◆ Task goal
Wherever a line below holds the word "this", copy that line.

◆ Source records
☆ ☆ ☆

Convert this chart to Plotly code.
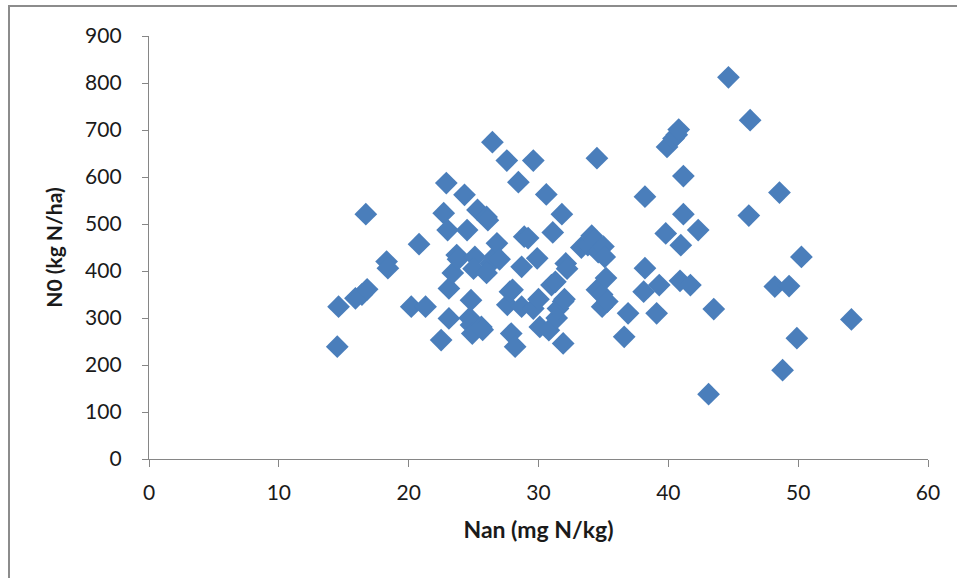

☆ ☆ ☆

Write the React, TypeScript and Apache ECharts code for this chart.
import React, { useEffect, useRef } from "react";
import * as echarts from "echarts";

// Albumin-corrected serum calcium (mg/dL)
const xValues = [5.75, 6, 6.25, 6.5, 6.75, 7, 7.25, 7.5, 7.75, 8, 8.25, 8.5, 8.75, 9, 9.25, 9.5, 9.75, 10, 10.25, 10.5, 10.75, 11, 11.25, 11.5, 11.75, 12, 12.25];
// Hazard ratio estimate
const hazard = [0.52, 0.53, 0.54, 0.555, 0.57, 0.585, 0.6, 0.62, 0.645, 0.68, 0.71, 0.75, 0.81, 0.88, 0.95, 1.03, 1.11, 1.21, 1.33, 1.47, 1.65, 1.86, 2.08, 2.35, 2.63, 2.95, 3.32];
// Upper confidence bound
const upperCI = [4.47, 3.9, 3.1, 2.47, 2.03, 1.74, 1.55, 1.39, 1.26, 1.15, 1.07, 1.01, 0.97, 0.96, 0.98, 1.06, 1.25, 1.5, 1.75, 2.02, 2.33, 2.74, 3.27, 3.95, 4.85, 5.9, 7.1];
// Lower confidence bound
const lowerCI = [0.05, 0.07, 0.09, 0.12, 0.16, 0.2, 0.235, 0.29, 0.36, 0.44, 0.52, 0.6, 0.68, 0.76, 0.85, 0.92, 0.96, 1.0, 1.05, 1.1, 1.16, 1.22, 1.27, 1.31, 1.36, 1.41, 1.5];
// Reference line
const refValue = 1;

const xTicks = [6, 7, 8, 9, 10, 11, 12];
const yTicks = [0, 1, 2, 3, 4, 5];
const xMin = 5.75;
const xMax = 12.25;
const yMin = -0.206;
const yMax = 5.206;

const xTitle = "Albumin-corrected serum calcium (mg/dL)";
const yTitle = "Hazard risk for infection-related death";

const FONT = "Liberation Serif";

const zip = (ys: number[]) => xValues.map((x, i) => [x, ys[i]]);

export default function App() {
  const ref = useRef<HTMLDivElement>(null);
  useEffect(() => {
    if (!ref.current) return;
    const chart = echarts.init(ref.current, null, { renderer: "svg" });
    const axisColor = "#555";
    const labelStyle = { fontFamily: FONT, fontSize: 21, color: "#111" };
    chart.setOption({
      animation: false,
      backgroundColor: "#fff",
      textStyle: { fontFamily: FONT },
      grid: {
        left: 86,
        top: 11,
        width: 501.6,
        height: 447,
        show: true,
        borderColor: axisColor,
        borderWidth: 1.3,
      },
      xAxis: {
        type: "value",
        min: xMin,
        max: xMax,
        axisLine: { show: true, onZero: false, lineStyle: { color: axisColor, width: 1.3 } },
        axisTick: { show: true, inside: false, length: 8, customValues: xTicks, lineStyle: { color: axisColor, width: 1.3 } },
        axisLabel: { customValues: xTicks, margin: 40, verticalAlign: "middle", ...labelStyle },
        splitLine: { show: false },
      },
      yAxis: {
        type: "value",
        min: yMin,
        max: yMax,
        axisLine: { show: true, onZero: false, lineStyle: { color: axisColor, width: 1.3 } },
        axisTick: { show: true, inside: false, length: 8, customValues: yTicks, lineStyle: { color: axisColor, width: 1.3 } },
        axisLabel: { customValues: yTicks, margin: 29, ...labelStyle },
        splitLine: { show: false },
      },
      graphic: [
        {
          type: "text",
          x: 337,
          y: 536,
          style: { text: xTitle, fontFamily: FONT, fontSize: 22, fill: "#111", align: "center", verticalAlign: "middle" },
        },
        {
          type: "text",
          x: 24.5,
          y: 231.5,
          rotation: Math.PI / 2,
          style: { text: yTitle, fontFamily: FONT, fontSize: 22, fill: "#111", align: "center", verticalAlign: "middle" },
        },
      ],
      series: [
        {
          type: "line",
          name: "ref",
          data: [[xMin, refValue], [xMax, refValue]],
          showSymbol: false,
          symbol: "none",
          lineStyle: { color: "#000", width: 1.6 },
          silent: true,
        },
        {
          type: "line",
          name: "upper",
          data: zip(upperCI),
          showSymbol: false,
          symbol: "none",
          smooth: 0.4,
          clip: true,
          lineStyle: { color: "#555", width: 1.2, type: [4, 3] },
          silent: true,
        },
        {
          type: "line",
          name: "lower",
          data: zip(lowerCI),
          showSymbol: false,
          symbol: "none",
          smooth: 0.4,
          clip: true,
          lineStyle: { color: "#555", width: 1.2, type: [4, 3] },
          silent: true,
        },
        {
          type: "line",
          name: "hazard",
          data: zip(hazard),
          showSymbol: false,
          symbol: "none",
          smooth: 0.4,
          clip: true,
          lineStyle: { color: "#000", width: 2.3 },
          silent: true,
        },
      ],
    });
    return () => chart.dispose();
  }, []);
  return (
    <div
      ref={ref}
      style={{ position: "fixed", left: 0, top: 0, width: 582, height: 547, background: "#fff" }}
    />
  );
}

☆ ☆ ☆

◆ Correct answer
Convert this chart to Plotly code.
Write the React, TypeScript and Apache ECharts code for this chart.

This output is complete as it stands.